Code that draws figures
=-=-=-=-=

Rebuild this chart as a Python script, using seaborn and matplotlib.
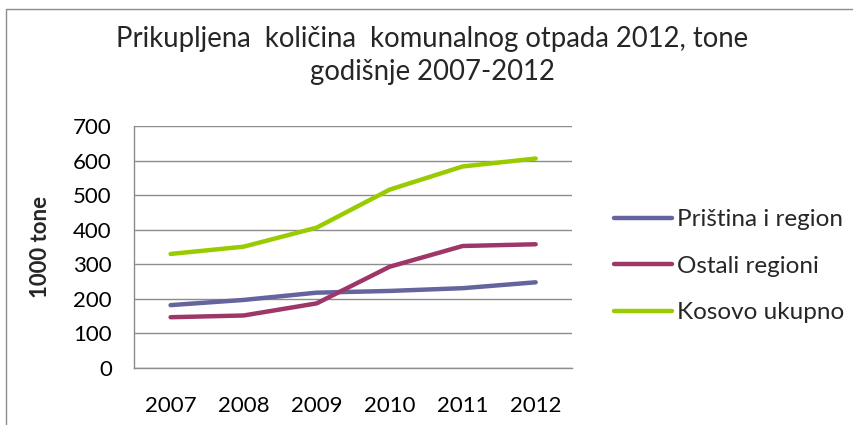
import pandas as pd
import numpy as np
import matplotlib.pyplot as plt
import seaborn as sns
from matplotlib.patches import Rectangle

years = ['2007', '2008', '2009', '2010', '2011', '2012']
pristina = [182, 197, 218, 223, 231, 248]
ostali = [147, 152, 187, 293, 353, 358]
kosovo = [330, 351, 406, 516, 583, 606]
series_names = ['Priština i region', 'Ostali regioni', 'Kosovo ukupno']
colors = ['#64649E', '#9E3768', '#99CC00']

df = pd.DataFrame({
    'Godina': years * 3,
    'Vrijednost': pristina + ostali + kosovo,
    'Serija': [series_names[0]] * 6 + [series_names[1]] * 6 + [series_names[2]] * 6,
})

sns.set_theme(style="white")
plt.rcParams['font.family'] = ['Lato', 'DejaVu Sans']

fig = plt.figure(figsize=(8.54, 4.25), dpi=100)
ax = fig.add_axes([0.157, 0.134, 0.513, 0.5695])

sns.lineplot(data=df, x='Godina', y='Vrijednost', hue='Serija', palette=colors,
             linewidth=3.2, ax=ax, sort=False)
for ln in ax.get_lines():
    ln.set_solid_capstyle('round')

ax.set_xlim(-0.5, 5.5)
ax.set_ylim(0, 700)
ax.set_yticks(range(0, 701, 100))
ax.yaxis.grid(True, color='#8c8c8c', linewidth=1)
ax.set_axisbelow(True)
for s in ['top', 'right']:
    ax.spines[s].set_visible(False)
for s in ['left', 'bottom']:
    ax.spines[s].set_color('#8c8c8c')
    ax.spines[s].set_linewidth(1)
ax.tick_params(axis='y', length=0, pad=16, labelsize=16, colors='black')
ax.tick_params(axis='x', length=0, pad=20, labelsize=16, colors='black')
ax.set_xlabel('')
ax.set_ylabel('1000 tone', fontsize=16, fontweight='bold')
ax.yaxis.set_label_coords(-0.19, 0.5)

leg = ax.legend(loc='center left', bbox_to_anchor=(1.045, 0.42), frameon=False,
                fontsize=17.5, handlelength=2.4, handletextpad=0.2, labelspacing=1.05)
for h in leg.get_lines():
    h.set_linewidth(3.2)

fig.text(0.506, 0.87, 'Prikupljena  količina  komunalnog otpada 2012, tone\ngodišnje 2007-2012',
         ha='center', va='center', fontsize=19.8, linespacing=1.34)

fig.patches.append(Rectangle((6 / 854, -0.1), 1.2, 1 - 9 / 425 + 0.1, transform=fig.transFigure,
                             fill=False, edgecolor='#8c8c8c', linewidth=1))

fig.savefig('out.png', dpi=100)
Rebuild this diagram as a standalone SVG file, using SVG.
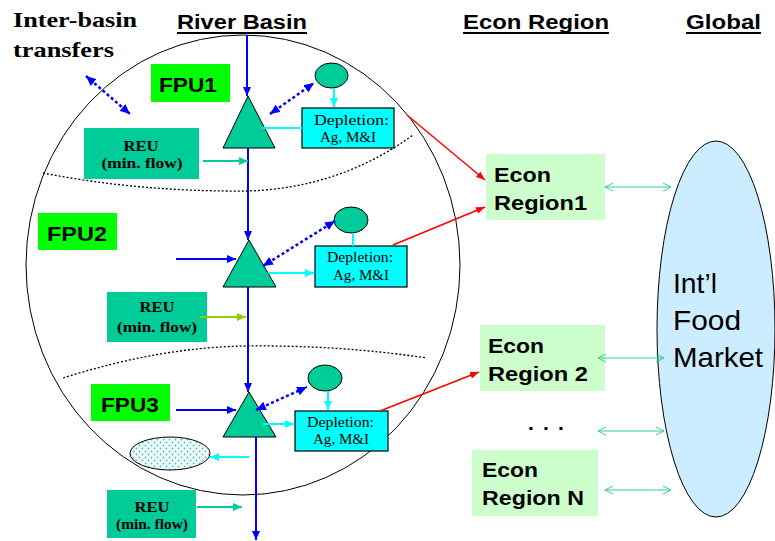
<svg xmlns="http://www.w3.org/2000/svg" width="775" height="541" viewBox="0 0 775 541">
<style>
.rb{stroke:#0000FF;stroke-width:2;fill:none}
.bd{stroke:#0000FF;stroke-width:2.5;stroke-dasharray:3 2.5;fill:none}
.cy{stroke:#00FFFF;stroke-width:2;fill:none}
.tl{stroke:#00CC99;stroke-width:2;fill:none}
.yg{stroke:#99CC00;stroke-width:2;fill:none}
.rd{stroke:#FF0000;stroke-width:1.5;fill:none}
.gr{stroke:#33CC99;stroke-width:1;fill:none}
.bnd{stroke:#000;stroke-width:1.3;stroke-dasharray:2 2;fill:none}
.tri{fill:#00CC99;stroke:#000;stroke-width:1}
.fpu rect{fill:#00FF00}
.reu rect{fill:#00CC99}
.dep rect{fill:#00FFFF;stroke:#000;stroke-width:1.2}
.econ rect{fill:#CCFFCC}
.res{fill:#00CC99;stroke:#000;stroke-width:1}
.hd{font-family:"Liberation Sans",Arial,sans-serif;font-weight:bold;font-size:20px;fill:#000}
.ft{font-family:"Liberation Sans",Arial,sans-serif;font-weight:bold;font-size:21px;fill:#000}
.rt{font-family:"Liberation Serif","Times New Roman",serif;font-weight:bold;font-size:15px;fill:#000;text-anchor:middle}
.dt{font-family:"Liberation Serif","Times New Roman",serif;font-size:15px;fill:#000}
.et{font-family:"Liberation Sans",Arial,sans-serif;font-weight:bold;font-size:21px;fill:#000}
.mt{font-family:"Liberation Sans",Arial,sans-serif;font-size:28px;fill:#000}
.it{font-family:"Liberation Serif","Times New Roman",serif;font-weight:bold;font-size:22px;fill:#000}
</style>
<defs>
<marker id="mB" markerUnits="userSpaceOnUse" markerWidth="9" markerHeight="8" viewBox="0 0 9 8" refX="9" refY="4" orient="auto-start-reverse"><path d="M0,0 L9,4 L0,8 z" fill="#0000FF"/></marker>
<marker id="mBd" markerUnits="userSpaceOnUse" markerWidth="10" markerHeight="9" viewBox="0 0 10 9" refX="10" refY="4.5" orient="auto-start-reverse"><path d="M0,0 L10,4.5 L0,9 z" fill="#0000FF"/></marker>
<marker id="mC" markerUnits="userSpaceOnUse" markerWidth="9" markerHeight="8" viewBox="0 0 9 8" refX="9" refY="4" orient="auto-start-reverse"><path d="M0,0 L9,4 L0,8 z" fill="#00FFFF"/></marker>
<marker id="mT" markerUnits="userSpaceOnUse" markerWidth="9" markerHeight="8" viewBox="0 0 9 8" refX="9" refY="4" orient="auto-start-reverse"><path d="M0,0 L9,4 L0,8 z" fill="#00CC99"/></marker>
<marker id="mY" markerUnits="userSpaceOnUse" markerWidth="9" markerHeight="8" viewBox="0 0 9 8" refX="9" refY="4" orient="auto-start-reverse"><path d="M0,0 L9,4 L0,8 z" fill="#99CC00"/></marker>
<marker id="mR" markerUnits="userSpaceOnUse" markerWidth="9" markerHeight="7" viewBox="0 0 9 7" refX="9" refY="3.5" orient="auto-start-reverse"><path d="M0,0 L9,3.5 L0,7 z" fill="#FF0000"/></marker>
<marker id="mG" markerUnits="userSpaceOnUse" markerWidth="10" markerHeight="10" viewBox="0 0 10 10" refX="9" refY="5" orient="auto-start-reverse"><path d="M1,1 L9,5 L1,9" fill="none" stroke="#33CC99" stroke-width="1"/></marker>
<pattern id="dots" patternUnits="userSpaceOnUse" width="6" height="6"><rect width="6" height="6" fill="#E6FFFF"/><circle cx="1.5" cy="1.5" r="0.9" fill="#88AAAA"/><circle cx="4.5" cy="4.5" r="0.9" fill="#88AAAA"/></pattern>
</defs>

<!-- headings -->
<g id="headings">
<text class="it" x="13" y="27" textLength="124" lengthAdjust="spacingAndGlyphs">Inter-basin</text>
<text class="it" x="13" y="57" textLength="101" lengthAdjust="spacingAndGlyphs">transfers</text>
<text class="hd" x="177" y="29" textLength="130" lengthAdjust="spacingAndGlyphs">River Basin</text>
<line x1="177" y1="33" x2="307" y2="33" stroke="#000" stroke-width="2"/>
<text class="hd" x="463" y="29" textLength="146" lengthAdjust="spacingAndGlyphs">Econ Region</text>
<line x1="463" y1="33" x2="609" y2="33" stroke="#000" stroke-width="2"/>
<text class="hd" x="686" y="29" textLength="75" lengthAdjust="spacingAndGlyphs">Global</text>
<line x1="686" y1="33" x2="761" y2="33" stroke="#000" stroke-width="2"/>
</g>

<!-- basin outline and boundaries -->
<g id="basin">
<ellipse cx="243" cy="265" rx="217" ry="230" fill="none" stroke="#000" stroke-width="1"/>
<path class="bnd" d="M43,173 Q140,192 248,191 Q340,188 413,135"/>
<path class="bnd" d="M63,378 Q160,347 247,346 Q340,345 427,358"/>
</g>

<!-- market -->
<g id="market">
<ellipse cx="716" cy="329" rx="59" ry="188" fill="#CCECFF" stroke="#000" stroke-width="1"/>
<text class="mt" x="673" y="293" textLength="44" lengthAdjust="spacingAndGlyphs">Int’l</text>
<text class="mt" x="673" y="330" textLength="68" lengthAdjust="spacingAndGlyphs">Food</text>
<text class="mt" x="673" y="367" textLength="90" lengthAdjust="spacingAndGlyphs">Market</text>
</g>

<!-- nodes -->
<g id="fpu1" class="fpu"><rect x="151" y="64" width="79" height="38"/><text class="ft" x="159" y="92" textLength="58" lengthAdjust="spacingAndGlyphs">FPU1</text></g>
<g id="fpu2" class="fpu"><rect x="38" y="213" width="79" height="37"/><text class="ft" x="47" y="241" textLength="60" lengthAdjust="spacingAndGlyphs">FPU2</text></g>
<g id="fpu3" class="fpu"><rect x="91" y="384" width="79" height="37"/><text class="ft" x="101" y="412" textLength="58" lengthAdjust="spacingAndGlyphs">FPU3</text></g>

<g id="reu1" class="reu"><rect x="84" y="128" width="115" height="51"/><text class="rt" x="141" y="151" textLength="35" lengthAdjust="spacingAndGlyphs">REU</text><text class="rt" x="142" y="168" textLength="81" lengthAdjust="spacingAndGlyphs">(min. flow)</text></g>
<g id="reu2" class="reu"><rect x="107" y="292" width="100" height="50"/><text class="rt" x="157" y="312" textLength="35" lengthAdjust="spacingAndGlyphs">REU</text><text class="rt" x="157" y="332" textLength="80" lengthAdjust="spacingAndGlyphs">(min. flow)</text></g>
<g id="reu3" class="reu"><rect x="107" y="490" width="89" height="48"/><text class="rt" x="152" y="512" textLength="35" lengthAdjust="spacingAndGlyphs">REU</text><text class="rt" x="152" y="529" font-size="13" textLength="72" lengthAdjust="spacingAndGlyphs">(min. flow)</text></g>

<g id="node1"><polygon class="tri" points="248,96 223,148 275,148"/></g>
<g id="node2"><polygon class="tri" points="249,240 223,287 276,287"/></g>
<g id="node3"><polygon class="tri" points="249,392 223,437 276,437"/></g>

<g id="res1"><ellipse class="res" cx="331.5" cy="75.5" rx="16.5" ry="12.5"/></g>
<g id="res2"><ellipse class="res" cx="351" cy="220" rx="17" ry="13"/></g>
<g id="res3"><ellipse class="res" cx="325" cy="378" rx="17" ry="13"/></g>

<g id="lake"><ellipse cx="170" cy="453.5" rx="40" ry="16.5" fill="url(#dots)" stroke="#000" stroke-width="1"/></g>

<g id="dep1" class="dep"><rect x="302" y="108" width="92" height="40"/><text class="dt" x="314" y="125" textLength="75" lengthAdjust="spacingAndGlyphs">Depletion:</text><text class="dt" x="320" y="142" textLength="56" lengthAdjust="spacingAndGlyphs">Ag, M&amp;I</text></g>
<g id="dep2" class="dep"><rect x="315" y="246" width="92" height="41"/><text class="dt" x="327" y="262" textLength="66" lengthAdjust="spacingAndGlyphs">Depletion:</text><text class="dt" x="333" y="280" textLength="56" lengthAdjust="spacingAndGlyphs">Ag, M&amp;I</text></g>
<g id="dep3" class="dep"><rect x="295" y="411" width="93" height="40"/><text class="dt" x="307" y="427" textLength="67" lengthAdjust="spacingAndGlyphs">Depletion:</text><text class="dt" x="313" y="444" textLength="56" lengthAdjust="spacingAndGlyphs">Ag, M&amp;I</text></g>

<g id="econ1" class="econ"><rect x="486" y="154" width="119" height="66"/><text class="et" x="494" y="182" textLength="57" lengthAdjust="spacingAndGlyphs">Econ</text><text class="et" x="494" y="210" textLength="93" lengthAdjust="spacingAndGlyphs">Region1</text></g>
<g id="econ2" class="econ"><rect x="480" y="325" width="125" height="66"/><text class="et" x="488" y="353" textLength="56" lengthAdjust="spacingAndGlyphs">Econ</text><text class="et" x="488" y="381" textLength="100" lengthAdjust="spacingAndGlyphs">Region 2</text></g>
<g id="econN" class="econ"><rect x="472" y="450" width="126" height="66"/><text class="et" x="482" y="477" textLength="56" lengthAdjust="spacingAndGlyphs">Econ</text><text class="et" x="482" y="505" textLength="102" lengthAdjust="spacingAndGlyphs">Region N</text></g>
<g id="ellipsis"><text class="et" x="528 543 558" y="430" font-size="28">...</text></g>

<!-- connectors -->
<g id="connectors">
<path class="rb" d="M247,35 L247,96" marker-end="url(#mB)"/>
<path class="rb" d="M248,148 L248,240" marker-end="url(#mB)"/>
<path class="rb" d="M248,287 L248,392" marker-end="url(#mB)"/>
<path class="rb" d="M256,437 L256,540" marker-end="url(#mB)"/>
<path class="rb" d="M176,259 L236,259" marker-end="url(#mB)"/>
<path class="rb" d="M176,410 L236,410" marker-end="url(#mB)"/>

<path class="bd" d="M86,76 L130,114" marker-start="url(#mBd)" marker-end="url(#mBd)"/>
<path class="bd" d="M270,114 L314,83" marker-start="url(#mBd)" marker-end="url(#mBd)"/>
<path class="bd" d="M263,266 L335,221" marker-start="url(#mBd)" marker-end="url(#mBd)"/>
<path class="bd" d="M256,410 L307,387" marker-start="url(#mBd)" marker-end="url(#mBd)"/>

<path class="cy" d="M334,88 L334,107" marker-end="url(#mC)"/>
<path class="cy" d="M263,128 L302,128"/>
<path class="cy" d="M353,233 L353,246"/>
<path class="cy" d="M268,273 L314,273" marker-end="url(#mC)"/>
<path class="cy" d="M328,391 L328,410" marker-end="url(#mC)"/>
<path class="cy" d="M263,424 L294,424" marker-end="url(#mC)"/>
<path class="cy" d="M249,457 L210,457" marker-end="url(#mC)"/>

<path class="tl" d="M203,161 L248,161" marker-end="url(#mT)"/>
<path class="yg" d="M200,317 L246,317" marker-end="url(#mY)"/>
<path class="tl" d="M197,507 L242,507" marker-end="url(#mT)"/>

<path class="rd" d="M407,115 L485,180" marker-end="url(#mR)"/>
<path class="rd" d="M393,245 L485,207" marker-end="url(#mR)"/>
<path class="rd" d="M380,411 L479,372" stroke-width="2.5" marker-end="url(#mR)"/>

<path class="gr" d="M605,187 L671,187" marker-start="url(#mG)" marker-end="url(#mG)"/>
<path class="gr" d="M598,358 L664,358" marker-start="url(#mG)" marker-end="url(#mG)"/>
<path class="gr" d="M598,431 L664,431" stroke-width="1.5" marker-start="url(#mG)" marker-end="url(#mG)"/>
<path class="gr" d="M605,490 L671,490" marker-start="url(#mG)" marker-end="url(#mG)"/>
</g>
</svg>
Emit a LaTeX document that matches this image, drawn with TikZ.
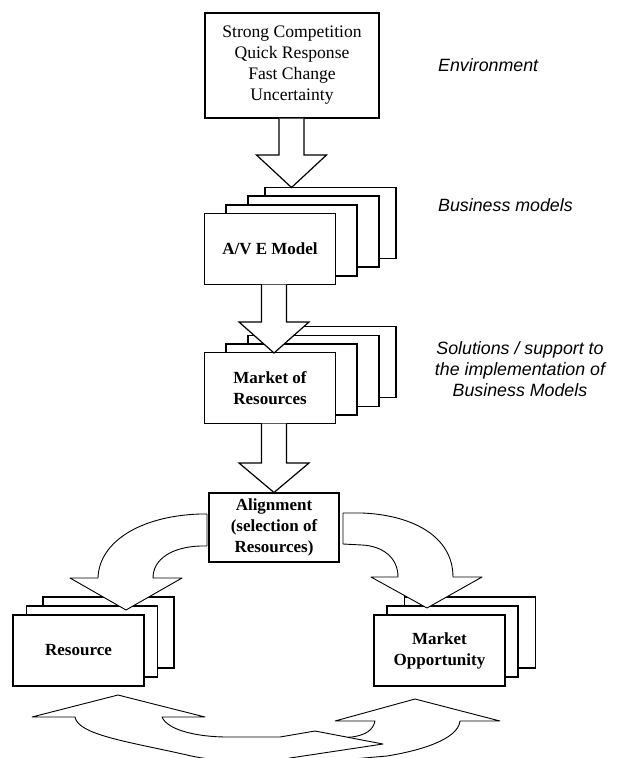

=-=-=-=-=

> STATED GOAL: Reproduce, word for word, every line from the start of the records down to and including the line with "from matplotlib.patches import Rectangle"; skip the pictures.

> OUTPUT:
Rebuild this chart as a Python script, using seaborn and matplotlib.
import pandas as pd
import numpy as np
import matplotlib.pyplot as plt
import seaborn as sns
from matplotlib.patches import Rectangle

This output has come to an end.